Abstract

The geometry of moving oceanic lithospheric plates is modeled easily by combining plate subduction and destruction with an application of Euler's theorem to the Euclidean sphere of the earth's surface. However, continental masses must respond to drift motion in a different manner because they cannot sink into the denser mantle. A theoretical geometric analysis, tested by data from the eastern Pacific margin, is presented to illustrate the unique response to drift of large continental masses. If they are large enough to comprise a significant fraction of the earth's circumference, an alignment of continental masses should undergo extension until the frontier between them and the ocean over which they encroach approximates a global great circle. This extension should entail secondary sea-floor spreading transverse to primary spreading directions, localized where continental masses along the frontier are narrow and therefore weakest, and ductile stretching and fracturing of the narrow continental spans. Continued sea-floor spreading and continental drift beyond the stage at which the continent-ocean frontier approximates great circle configuration presents a new problem.
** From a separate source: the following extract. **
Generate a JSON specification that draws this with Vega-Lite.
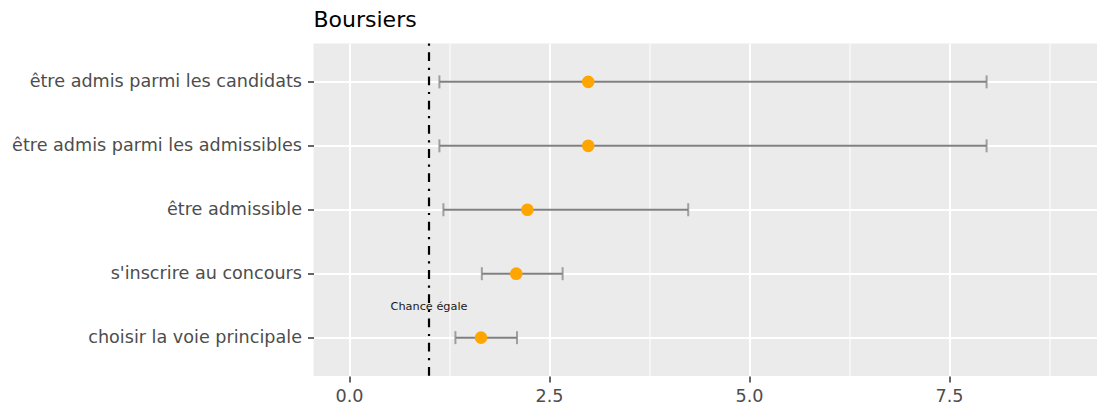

The maximized frontier length must now adjust to a decreased area of encroached ocean. Adjacent continents must now approach each other along the frontier direction, and formerly stretched and disrupted continental spans must be ‘bent’ to account for the excess frontier length. Recent reconstructions of post-Paleozoic continental drift indicate that the American and Antarctic continents and intervennig Caribbean and Scotia seas and island arcs may have undergone such a history.